Last week, this reporter wrote a story for the New York Times about the marketing machinations behind the novel The Traveler. The piece was about publicity for the novel, but it also, of course, was itself publicity for the novel — which came out the day after the story appeared. Yet the story did not mention its role in perpetuating the very phenomenon it was documenting.
Was that a mistake? Perhaps. Certainly, journalists are too often reluctant to admit in print that the story they’re writing may well impact the issue they’re covering. That reluctance is manifest in everything from style (the choice to use “this reporter,” for example, instead of “I”) to content, as evidenced by the lack of acknowledgment in this reporter’s New York Times story about publicity that a New York Times story itself is something of a publicity coup.
There are other examples: The New York Times fronted a piece about a year ago about rumors that Dick Cheney would be dropped from the Republican ticket before the election. Nowhere in the piece did the Times acknowledge its own role (though its page-one placement) in pushing what Jack Shafer, in his takedown of the piece, called “baseless rumors.” Other speculative pieces fall into the same trap; at the moment, the breathless articles and commentary on who might be the Supreme Court nominee, which are reminiscent of similar pieces on the “Veepstakes” during the campaign, rarely acknowledge that many of the people quoted therein have agendas and use news stories either as trial balloons or to attempt to impact the outcome.
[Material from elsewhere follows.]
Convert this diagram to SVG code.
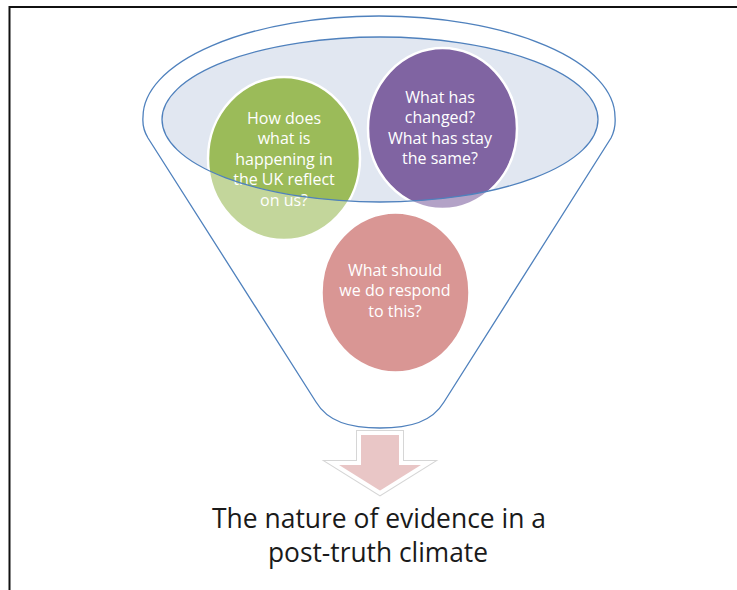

Instead, political reporters tend to write as though they’re sports reporters, sitting in the press box looking down at the players on the field, removed from the action. But they’re not. They’re actually down on the field, impacting the game as they cover it. They block the paths of baserunners, get in the way of center fielders tracking fly balls, and criticize a batter’s stance even as he’s batting. And yet they pretend that they’re sequestered away in the stands, far away from the events unfolding before them.
Would Howard Dean have gained his hothead reputation had the press not amplified “The Scream?” Would Dan Quayle have become famous for stupidity had the media not sent the potato(e) incident bouncing through the echo chamber? It’s not that there isn’t an element of truth in the popular images of these men, but in both cases, the coverage itself shaped both their reputations — and their success, or lack thereof. It seems disingenuous for reporters to act as though they’re above it all, or that their readers don’t need some context about the impact of the reporting itself.
Which is not to say that every story should be an exercise in meta-journalism. Yesterday, in the Times, Edward Wyatt came close to doing it right, but didn’t quite straddle the line. His story was about the security efforts around the new Harry Potter book; it was also, of course, a buzzmaker for the book itself. As for the story’s acknowledgment of its role, consider this passage:
On Monday, Amazon.com is to invite reporters and photographers into its distribution center in Fernley, Nev., to let them see its packing and shipping operations. Barnes & Noble invited photographers into its northeast distribution center last month for a similar photo opportunity.
“Of course we’d rather they didn’t do that,” [Barbara Marcus, who oversees the children’s book division of Scholastic Inc., which is publishing the book] said last week. “It’s really not the story. We’d rather it be about what a fabulous reading experience this is, and the fact that J. K. Rowling is turning so many kids on to reading.”
Sometimes the companies want both their security and the publicity. Barnes & Noble, for example, trumpeted its photo opportunity and the location of its warehouse in a press release issued through wire services and posted on the company’s Web site. But officials also declined to discuss other security arrangements and asked reporters not to reveal the warehouse’s whereabouts.